The Hotline for Migrant Workers, a watchdog group that assists foreign workers in Israel, and the Refugee Rights Clinic of Tel Aviv University’s Law School, have both asked the attorney-general to ban the “rushed return” policy, which they say violates the United Nations refugee convention, to which Israel is a signatory.
Interior minister Roni Bar-On has not hidden the fact that it is government policy to force the refugees back into Egypt. “The problem is that there’s no cooperation with the Egyptians,” he said in parliament recently. “There are even cases where we try to push (the refugees) back and (the Egyptians) push them into Israel. It’s truly a game of arm- wrestling over the border.” The interior minister added that the wave of Sudanese refugees trying to get into Israel in recent months had to be stopped, otherwise the country would be flooded with Sudanese asylum-seekers.
In recent weeks, the human rights groups have been joined by a number of high-profile Jewish figures in their call for Israel to treat the refugees with compassion and offer them a home, at least temporarily.
In a letter he sent to Prime Minister Ehud Olmert, the chairman of Yad Vashem, the country’s Holocaust museum, called on the government to “show solidarity” with the Sudanese refugees. “As members of the Jewish people,” wrote Avner Shalev, “for whom the memory of the Holocaust burns, we cannot stand by as refugees from the genocide in Darfur hammer on our doors.”

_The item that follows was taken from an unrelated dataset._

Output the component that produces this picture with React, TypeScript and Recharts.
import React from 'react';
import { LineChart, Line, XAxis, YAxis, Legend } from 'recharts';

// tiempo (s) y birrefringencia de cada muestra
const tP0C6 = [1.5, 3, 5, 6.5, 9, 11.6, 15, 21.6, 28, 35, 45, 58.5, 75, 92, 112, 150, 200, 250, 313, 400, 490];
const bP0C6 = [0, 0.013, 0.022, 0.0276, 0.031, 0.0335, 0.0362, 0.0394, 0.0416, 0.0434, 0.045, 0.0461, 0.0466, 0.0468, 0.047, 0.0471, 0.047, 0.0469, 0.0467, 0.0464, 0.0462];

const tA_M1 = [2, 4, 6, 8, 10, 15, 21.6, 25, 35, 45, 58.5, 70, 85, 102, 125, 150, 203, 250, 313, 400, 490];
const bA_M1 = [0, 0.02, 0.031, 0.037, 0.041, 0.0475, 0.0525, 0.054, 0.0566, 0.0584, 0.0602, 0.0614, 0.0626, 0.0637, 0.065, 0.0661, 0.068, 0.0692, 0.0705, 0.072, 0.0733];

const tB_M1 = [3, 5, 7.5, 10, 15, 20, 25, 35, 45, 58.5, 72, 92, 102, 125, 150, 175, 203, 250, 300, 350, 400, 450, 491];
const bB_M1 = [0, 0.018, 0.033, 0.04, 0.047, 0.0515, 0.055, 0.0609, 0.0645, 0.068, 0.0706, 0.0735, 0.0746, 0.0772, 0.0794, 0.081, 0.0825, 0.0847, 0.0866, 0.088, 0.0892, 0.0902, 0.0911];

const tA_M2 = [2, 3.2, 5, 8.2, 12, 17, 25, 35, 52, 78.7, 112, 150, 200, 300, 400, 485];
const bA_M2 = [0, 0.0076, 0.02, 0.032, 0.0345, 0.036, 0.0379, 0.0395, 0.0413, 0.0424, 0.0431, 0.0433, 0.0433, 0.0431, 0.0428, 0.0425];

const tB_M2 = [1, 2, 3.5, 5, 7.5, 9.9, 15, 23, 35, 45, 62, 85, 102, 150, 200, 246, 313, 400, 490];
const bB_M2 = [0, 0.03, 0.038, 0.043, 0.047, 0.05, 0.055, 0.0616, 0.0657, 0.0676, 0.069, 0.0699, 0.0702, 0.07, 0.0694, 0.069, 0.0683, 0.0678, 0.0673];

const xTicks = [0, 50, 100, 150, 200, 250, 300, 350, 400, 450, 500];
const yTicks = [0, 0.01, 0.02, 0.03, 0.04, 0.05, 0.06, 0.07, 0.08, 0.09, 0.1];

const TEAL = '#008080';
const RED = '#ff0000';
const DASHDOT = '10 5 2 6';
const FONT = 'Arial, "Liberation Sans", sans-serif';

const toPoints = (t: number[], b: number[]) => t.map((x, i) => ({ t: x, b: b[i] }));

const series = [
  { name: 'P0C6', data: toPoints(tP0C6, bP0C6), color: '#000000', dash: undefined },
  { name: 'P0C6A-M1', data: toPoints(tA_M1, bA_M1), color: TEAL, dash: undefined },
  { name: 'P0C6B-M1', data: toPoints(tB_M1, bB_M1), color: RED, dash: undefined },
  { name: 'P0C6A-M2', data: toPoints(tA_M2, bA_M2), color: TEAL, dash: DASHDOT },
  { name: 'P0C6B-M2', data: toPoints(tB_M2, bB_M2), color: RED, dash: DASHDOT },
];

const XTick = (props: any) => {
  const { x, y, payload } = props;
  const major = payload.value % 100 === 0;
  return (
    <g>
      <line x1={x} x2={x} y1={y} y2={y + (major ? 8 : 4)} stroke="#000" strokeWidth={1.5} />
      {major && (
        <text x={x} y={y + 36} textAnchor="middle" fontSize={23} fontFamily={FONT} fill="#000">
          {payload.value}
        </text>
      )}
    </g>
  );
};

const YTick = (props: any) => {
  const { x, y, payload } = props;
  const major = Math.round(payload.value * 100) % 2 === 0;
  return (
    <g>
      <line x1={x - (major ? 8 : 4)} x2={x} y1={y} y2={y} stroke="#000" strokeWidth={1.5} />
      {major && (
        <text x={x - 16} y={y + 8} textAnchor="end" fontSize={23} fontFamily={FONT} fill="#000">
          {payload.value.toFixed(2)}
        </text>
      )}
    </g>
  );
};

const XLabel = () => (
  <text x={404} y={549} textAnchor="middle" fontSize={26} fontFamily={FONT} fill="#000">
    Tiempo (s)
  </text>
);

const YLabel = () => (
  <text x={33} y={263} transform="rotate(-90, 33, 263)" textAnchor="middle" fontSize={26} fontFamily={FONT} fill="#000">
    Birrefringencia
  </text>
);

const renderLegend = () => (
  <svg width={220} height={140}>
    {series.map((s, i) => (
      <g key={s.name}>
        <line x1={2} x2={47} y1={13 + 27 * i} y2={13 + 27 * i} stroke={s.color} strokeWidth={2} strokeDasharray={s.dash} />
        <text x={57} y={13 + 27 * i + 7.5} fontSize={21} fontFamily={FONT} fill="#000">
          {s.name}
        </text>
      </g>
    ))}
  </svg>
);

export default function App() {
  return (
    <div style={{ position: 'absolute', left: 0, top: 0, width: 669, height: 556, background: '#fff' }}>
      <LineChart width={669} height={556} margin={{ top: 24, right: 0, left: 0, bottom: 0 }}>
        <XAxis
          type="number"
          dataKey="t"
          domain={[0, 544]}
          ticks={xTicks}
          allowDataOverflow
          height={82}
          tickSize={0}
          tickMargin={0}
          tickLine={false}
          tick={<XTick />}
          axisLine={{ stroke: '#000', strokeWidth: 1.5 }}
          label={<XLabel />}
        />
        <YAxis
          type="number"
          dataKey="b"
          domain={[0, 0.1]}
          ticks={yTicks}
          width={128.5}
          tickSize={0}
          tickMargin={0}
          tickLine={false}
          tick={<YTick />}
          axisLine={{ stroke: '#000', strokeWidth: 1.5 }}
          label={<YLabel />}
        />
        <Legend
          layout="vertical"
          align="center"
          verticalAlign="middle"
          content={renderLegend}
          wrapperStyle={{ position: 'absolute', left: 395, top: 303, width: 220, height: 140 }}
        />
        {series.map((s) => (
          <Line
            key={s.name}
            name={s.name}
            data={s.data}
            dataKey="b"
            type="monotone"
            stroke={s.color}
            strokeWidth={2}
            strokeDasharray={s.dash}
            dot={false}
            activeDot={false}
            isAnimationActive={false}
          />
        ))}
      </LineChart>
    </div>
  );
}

Yehuda Bauer, a leading Holocaust scholar who added his name to the High Court petition, has said that the refugees should be granted temporary political asylum until a home can be found for them in Israel or in another country. Addressing the “enemy country” argument, Bauer reminded the court in his deposition that German Jews fleeing the Nazis were sometimes viewed as “enemy citizens” by the Allied countries.
Holocaust survivor and Nobel Prize-winning author Elie Wiesel has called on Israel to absorb the Darfur refugees who have arrived in the Jewish state. “We as Jews are obliged to help not only Jews,” he said in a recent interview in the daily Haaretz.
“I was a refugee and therefore I am in favour of admitting refugees. I thought it was very laudable when Israel became the first country to admit the Vietnamese boat people. History constantly chooses a capital of human suffering, and Darfur is today the capital of human suffering. Israel should absorb refugees from Darfur, even a symbolic number.”
In the late 1970s, then prime minister Menachem Begin granted asylum to a group of 250 shipwrecked Vietnamese people. An Israeli ship picked them up after vessels from Japan, Norway, Panama and East Germany ignored them. Begin granted them citizenship, referring at the time to the plight of the Jews who fled Nazi Europe.
A representative of the United Nations High Commissioner for Refugees in Israel has said that his agency is trying to work out a solution with the Israeli authorities. “Resettlement in a third country is the first solution,” said Michael Bavly. “I can say one thing that will not happen – they are not going back to Sudan.”
Haim Oron, an Israeli lawmaker for the left-wing Meretz party who has taken up the refugees’ case in parliament, told IPS that he will “not relent” until the Sudanese have been granted entry permits to Israel “at least until the situation in Darfur stabilises. From a moral standpoint we have to be especially sensitive to this issue. Because these are refugees fleeing genocide.”